Information supplied:
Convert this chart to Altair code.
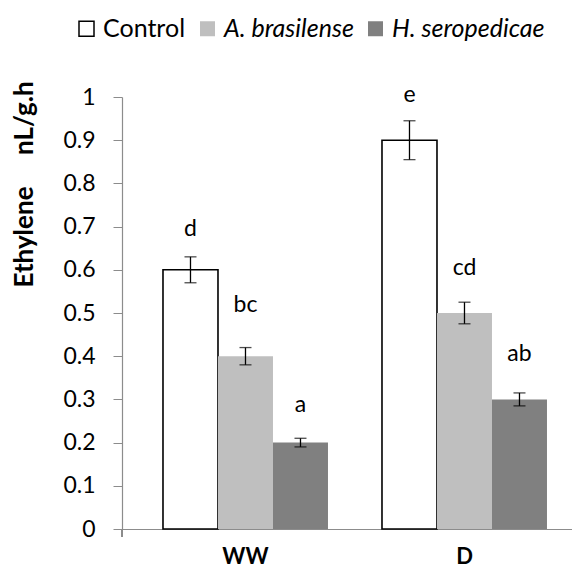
import altair as alt
import pandas as pd

# ---- data ----
groups = ["WW", "D"]
series = ["Control", "A. brasilense", "H. seropedicae"]
means_ww = [0.60, 0.40, 0.20]
means_d = [0.90, 0.50, 0.30]
errs_ww = [0.030, 0.020, 0.010]
errs_d = [0.045, 0.025, 0.015]
letters_ww = ["d", "bc", "a"]
letters_d = ["e", "cd", "ab"]
letter_level_ww = [0.678, 0.503, 0.270]
letter_level_d = [0.988, 0.588, 0.390]
y_ticks = [0, 0.1, 0.2, 0.3, 0.4, 0.5, 0.6, 0.7, 0.8, 0.9, 1.0]

fills = ["#ffffff", "#bfbfbf", "#808080"]
strokes = ["#000000", "transparent", "transparent"]

rows = []
for g, ms, es, ls, lv in [("WW", means_ww, errs_ww, letters_ww, letter_level_ww),
                          ("D", means_d, errs_d, letters_d, letter_level_d)]:
    for s, m, e, l, v in zip(series, ms, es, ls, lv):
        rows.append({"group": g, "series": s, "mean": m,
                     "lo": m - e, "hi": m + e, "letter": l, "level": v})
df = pd.DataFrame(rows)

FONT = "Lato"
AX = "#8c8c8c"

x_enc = alt.X("group:N", sort=groups,
              scale=alt.Scale(paddingInner=0.2466, paddingOuter=0.1507, align=0.621),
              axis=alt.Axis(title=None, ticks=False, tickSize=0, labelAngle=0,
                            labelFontSize=22, labelFontWeight="bold", labelColor="black",
                            labelPadding=17, domainColor=AX, domainWidth=1.2))
xo_enc = alt.XOffset("series:N", sort=series,
                     scale=alt.Scale(paddingInner=0, paddingOuter=0))
y_scale = alt.Scale(domain=[0, 1], nice=False)

legend_kw = dict(title=None, orient="none", direction="horizontal",
                 legendX=-48, legendY=-81, symbolType="square",
                 symbolSize=225, symbolStrokeWidth=1.5,
                 labelColor="black", labelOffset=4, columnPadding=9,
                 labelFontSize=25,
                 labelFontStyle={"expr": "datum.value === 'Control' ? 'normal' : 'italic'"})

base = alt.Chart(df)

bars = base.mark_bar(strokeWidth=1.6).encode(
    x=x_enc,
    xOffset=xo_enc,
    y=alt.Y("mean:Q", scale=y_scale,
            axis=alt.Axis(values=y_ticks, format=".1~f", grid=False,
                          title="Ethylene\u00a0\u00a0\u00a0\u00a0 nL/g.h", titleFontSize=26,
                          titleFontWeight="bold", titleColor="black", titleAngle=270,
                          titleAlign="left", titleBaseline="alphabetic",
                          titleX=-90, titleY=190,
                          labelFontSize=23, labelColor="black", labelPadding=18,
                          tickSize=9, tickColor=AX, domainColor=AX, domainWidth=1.2)),
    fill=alt.Fill("series:N", sort=series,
                  scale=alt.Scale(domain=series, range=fills),
                  legend=alt.Legend(**legend_kw)),
    stroke=alt.Stroke("series:N", sort=series,
                      scale=alt.Scale(domain=series, range=strokes),
                      legend=alt.Legend(**legend_kw)),
)

err_rule = base.mark_rule(color="black", strokeWidth=1.3).encode(
    x=alt.X("group:N", sort=groups), xOffset=alt.XOffset("series:N", sort=series),
    y="lo:Q", y2="hi:Q")
cap_hi = base.mark_tick(color="black", size=12, thickness=1.3, orient="horizontal").encode(
    x=alt.X("group:N", sort=groups), xOffset=alt.XOffset("series:N", sort=series), y="hi:Q")
cap_lo = base.mark_tick(color="black", size=12, thickness=1.3, orient="horizontal").encode(
    x=alt.X("group:N", sort=groups), xOffset=alt.XOffset("series:N", sort=series), y="lo:Q")

labels = base.mark_text(fontSize=23, color="black", baseline="alphabetic", align="center").encode(
    x=alt.X("group:N", sort=groups), xOffset=alt.XOffset("series:N", sort=series),
    y="level:Q", text="letter:N")

corner = alt.Chart(df).mark_rule(color=AX, strokeWidth=1.2).encode(
    x=alt.value(0), y=alt.value(432), y2=alt.value(440))

chart = alt.layer(bars, err_rule, cap_hi, cap_lo, labels, corner).properties(
    width=450, height=432,
    autosize=alt.AutoSizeParams(type="none"),
    padding={"left": 114, "top": 89, "right": 0, "bottom": 40},
).configure(font=FONT).configure_view(stroke=None)

chart.save("out.html", embed_options={"renderer": "svg", "actions": False})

Given request: Return, unchanged, the lines from the first line of the material through the line that holds "base = alt.Chart(df)", inclusive, omitting pictures.

Response:
Convert this chart to Altair code.
import altair as alt
import pandas as pd

# ---- data ----
groups = ["WW", "D"]
series = ["Control", "A. brasilense", "H. seropedicae"]
means_ww = [0.60, 0.40, 0.20]
means_d = [0.90, 0.50, 0.30]
errs_ww = [0.030, 0.020, 0.010]
errs_d = [0.045, 0.025, 0.015]
letters_ww = ["d", "bc", "a"]
letters_d = ["e", "cd", "ab"]
letter_level_ww = [0.678, 0.503, 0.270]
letter_level_d = [0.988, 0.588, 0.390]
y_ticks = [0, 0.1, 0.2, 0.3, 0.4, 0.5, 0.6, 0.7, 0.8, 0.9, 1.0]

fills = ["#ffffff", "#bfbfbf", "#808080"]
strokes = ["#000000", "transparent", "transparent"]

rows = []
for g, ms, es, ls, lv in [("WW", means_ww, errs_ww, letters_ww, letter_level_ww),
                          ("D", means_d, errs_d, letters_d, letter_level_d)]:
    for s, m, e, l, v in zip(series, ms, es, ls, lv):
        rows.append({"group": g, "series": s, "mean": m,
                     "lo": m - e, "hi": m + e, "letter": l, "level": v})
df = pd.DataFrame(rows)

FONT = "Lato"
AX = "#8c8c8c"

x_enc = alt.X("group:N", sort=groups,
              scale=alt.Scale(paddingInner=0.2466, paddingOuter=0.1507, align=0.621),
              axis=alt.Axis(title=None, ticks=False, tickSize=0, labelAngle=0,
                            labelFontSize=22, labelFontWeight="bold", labelColor="black",
                            labelPadding=17, domainColor=AX, domainWidth=1.2))
xo_enc = alt.XOffset("series:N", sort=series,
                     scale=alt.Scale(paddingInner=0, paddingOuter=0))
y_scale = alt.Scale(domain=[0, 1], nice=False)

legend_kw = dict(title=None, orient="none", direction="horizontal",
                 legendX=-48, legendY=-81, symbolType="square",
                 symbolSize=225, symbolStrokeWidth=1.5,
                 labelColor="black", labelOffset=4, columnPadding=9,
                 labelFontSize=25,
                 labelFontStyle={"expr": "datum.value === 'Control' ? 'normal' : 'italic'"})

base = alt.Chart(df)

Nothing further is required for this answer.